#### PROMPT
Print nothing but the lines from the start of the listing below through the line that contains "draw=boxviolet, line width=1.5pt]". Do not include the pictures.

___ SUPPLIED DATA ___

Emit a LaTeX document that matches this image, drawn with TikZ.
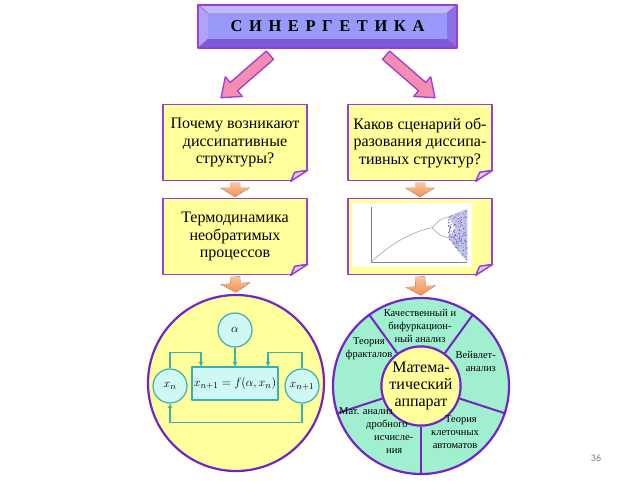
\documentclass[tikz,border=0pt]{standalone}
\usepackage{fontspec}
\setmainfont{Liberation Serif}
\newfontfamily\titlefont[WordSpace=1.6]{Liberation Serif}
\newfontfamily\pagefont{Carlito}
\usetikzlibrary{calc}

\definecolor{boxviolet}{HTML}{9A3FD0}
\definecolor{ringviolet}{HTML}{7424C0}
\definecolor{paleyellow}{HTML}{FFFF9C}
\definecolor{mint}{HTML}{A0EFCF}
\definecolor{arrowpink}{HTML}{F58CB4}
\definecolor{orangetop}{HTML}{FAC49C}
\definecolor{orangebot}{HTML}{F39052}
\definecolor{lineteal}{HTML}{3CAFAE}
\definecolor{palecyan}{HTML}{CFF8F4}
\definecolor{facelav}{HTML}{9999FA}
\definecolor{bevtop}{HTML}{C4B8FF}
\definecolor{bevleft}{HTML}{B0A2F6}
\definecolor{bevright}{HTML}{8C70E6}
\definecolor{bevbottom}{HTML}{7A5CD8}
\definecolor{foldlilac}{HTML}{E8C8F8}
\definecolor{chaosblue}{HTML}{C4C4EC}
\definecolor{chaosdot}{HTML}{4A4AA8}

% #1 style, #2 from, #3 to, #4 shaft half width, #5 head half width, #6 head length
\newcommand\fatarrow[6]{%
  \coordinate (fa-h) at ($(#3)!#6!(#2)$);
  \filldraw[#1] ($(#2)!#4!90:(#3)$) -- ($(fa-h)!#4!90:(#3)$) -- ($(fa-h)!#5!90:(#3)$) -- (#3)
    -- ($(fa-h)!#5!-90:(#3)$) -- ($(fa-h)!#4!-90:(#3)$) -- ($(#2)!#4!-90:(#3)$) -- cycle;}
\newcommand\dogear[1]{%
  \fill[white] ($(#1.south east)+(2,-13)$) -- ($(#1.south east)+(2,2.5)$) -- ($(#1.south east)+(-19.5,2.5)$) -- cycle;
  \filldraw[fill=foldlilac, draw=boxviolet, line width=1.5pt] ($(#1.south east)+(0,-11)$) -- ($(#1.south east)+(-17,0)$) -- ($(#1.south east)+(-13,-9)$) -- cycle;}

\begin{document}
\begin{tikzpicture}[x=1pt, y=-1pt, line join=round, >=stealth,
	qbox/.style={draw=boxviolet, line width=1.5pt, fill=paleyellow, minimum width=144pt, minimum height=76pt, inner sep=0pt, align=center, font=\fontsize{16}{17.5}\selectfont},
	big/.style={circle, draw=ringviolet, line width=2.2pt, minimum size=176pt, inner sep=0pt},
	var/.style={circle, draw=lineteal, line width=1.2pt, fill=palecyan, minimum size=34pt, inner sep=0pt, font=\fontsize{12.5}{12.5}\selectfont},
	link/.style={draw=lineteal, line width=1.2pt},
	seg/.style={align=center, font=\fontsize{10.5}{13}\selectfont, inner sep=0pt},
	pinkarrow/.style={fill=arrowpink, draw=boxviolet, line width=1.3pt},
	orangearrow/.style={top color=orangetop, bottom color=orangebot, draw=none}]

	\useasboundingbox (0,0) rectangle (640,480);
	\pgfmathsetseed{3}

	\node[fill=facelav, minimum width=239pt, minimum height=26pt, inner sep=0pt, font=\titlefont\bfseries\fontsize{16.5}{16.5}\selectfont] (title) at (327.5,26) {С И Н Е Р Г Е Т И К А};
	\coordinate (o1) at ($(title.north west)+(-10,-8)$);
	\coordinate (o2) at ($(title.north east)+(10,-8)$);
	\coordinate (o3) at ($(title.south east)+(10,9)$);
	\coordinate (o4) at ($(title.south west)+(-10,9)$);
	\fill[bevtop] (o1) -- (o2) -- (title.north east) -- (title.north west) -- cycle;
	\fill[bevleft] (o1) -- (o4) -- (title.south west) -- (title.north west) -- cycle;
	\fill[bevright] (o2) -- (o3) -- (title.south east) -- (title.north east) -- cycle;
	\fill[bevbottom] (o4) -- (o3) -- (title.south east) -- (title.south west) -- cycle;
	\draw[boxviolet, line width=0.4pt] (o1) -- (title.north west) (o2) -- (title.north east) (o3) -- (title.south east) (o4) -- (title.south west);
	\draw[boxviolet, line width=1.5pt] (o1) rectangle (o3);

	\node[qbox] (q1) at (235,142.5) {Почему возникают\\диссипативные\\структуры?};
	\node[qbox] (q2) at (420,142.5) {Каков сценарий об-\\разования диссипа-\\тивных структур?};
	\node[qbox] (t1) at (235,236.5) {Термодинамика\\необратимых\\процессов};
	\node[qbox] (t2) at (420,236.5) {};
	\dogear{q1}
	\dogear{q2}
	\dogear{t1}
	\dogear{t2}

	\coordinate (la-from) at ($(title.south)+(-57.5,16)$);
	\coordinate (la-to) at ($(q1.north)+(-14,-6)$);
	\coordinate (ra-from) at ($(title.south)+(58.5,16)$);
	\coordinate (ra-to) at ($(q2.north)+(15,-6)$);
	\fatarrow{pinkarrow}{la-from}{la-to}{5.5pt}{13pt}{17pt}
	\fatarrow{pinkarrow}{ra-from}{ra-to}{5.5pt}{13pt}{17pt}

	% bifurcation plot
	\fill[white] ($(t2.north west)+(5,5)$) rectangle ($(t2.north west)+(125,69)$);
	\coordinate (po) at ($(t2.north west)+(24,64)$);
	\begin{scope}[shift={(po)}]
		\fill[chaosblue] (77,-45) -- (96,-53) -- (96,0) -- (77,-23) -- (84,-34) -- cycle;
		\foreach \i in {1,...,170}{
			\pgfmathsetmacro\t{rnd}
			\pgfmathsetmacro\s{rnd}
			\fill[chaosdot] ({77+19*\t},{-45-8*\t+(22+31*\t)*\s}) circle (0.45pt);
		}
		\draw[gray, line width=0.5pt] (0,-55) -- (0,0) -- (96,0);
		\draw[gray!80, line width=0.5pt] (0,0) .. controls (20,-18) and (40,-30) .. (61,-34);
		\draw[gray!80, line width=0.5pt] (61,-34) .. controls (66,-40) and (70,-44) .. (78,-45);
		\draw[gray!80, line width=0.5pt] (61,-34) .. controls (66,-28) and (70,-25) .. (78,-24);
	\end{scope}

	\node[big, fill=paleyellow] (lc) at (236,383) {};
	\node[big, fill=mint] (rc) at (421,386) {};

	\coordinate (ob1-from) at ($(q1.south)+(0,1.5)$);
	\coordinate (ob1-to) at ($(t1.north)+(0,-1)$);
	\coordinate (ob2-from) at ($(q2.south)+(0,1.5)$);
	\coordinate (ob2-to) at ($(t2.north)+(0,-1)$);
	\coordinate (ob3-from) at ($(t1.south)+(0,1.5)$);
	\coordinate (ob3-to) at ($(lc.north)+(0,-1.5)$);
	\coordinate (ob4-from) at ($(t2.south)+(0,1.5)$);
	\coordinate (ob4-to) at ($(rc.north)+(0,-1.5)$);
	\foreach \k in {1,2,3,4}{
		\fatarrow{orangearrow}{ob\k-from}{ob\k-to}{5pt}{15pt}{9pt}
	}

	\node[var] (al) at (235,330) {$\alpha$};
	\node[var, rectangle, minimum width=86pt, minimum height=33pt] (fx) at (235,383.5) {$x_{n+1}=f(\alpha,x_n)$};
	\node[var] (xn) at (170,386) {$x_n$};
	\node[var] (xn1) at (302,386) {$x_{n+1}$};
	\draw[link, ->] (al) -- (fx);
	\draw[link, ->] (xn.north) -- ++(0,-16) -| ([xshift=-34pt]fx.north);
	\draw[link, ->] (xn1.north) -- ++(0,-16) -| ([xshift=33pt]fx.north);
	\draw[link, ->] (xn1.south) -- ++(0,19) -| (xn.south);

	\node[circle, draw=ringviolet, line width=2.2pt, fill=paleyellow, minimum size=72pt, inner sep=0pt, align=center, font=\fontsize{16}{17}\selectfont] (ic) at (421,386) {Матема-\\тический\\аппарат};
	\foreach \a in {54,126,198,270,342}{
		\draw[ringviolet, line width=2pt] (ic.\a) -- (rc.\a);
	}
	\node[seg] (s1) at (420,325.5) {Качественный и\\бифуркацион-\\ный анализ};
	\node[seg] (s2) at (369,348.5) {Теория\\фракталов};
	\node[seg, align=right, anchor=east] (s3) at (496,361.5) {Вейвлет-\\анализ};
	\node[seg] (s4) at (455,432) {\hspace*{12pt}Теория\\клеточных\\автоматов};
	\node[seg, align=left, anchor=north west] (s5) at (339,407) {Мат. анализ\\\hspace*{27pt}дробного\\\hspace*{35pt}исчисле-\\\hspace*{47pt}ния};

	\node[font=\pagefont\fontsize{10}{10}\selectfont, text=gray] (pg) at (596,458) {36};
\end{tikzpicture}
\end{document}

___

#### SOLUTION TO THIS PROBLEM
Emit a LaTeX document that matches this image, drawn with TikZ.
\documentclass[tikz,border=0pt]{standalone}
\usepackage{fontspec}
\setmainfont{Liberation Serif}
\newfontfamily\titlefont[WordSpace=1.6]{Liberation Serif}
\newfontfamily\pagefont{Carlito}
\usetikzlibrary{calc}

\definecolor{boxviolet}{HTML}{9A3FD0}
\definecolor{ringviolet}{HTML}{7424C0}
\definecolor{paleyellow}{HTML}{FFFF9C}
\definecolor{mint}{HTML}{A0EFCF}
\definecolor{arrowpink}{HTML}{F58CB4}
\definecolor{orangetop}{HTML}{FAC49C}
\definecolor{orangebot}{HTML}{F39052}
\definecolor{lineteal}{HTML}{3CAFAE}
\definecolor{palecyan}{HTML}{CFF8F4}
\definecolor{facelav}{HTML}{9999FA}
\definecolor{bevtop}{HTML}{C4B8FF}
\definecolor{bevleft}{HTML}{B0A2F6}
\definecolor{bevright}{HTML}{8C70E6}
\definecolor{bevbottom}{HTML}{7A5CD8}
\definecolor{foldlilac}{HTML}{E8C8F8}
\definecolor{chaosblue}{HTML}{C4C4EC}
\definecolor{chaosdot}{HTML}{4A4AA8}

% #1 style, #2 from, #3 to, #4 shaft half width, #5 head half width, #6 head length
\newcommand\fatarrow[6]{%
  \coordinate (fa-h) at ($(#3)!#6!(#2)$);
  \filldraw[#1] ($(#2)!#4!90:(#3)$) -- ($(fa-h)!#4!90:(#3)$) -- ($(fa-h)!#5!90:(#3)$) -- (#3)
    -- ($(fa-h)!#5!-90:(#3)$) -- ($(fa-h)!#4!-90:(#3)$) -- ($(#2)!#4!-90:(#3)$) -- cycle;}
\newcommand\dogear[1]{%
  \fill[white] ($(#1.south east)+(2,-13)$) -- ($(#1.south east)+(2,2.5)$) -- ($(#1.south east)+(-19.5,2.5)$) -- cycle;
  \filldraw[fill=foldlilac, draw=boxviolet, line width=1.5pt] ($(#1.south east)+(0,-11)$) -- ($(#1.south east)+(-17,0)$) -- ($(#1.south east)+(-13,-9)$) -- cycle;}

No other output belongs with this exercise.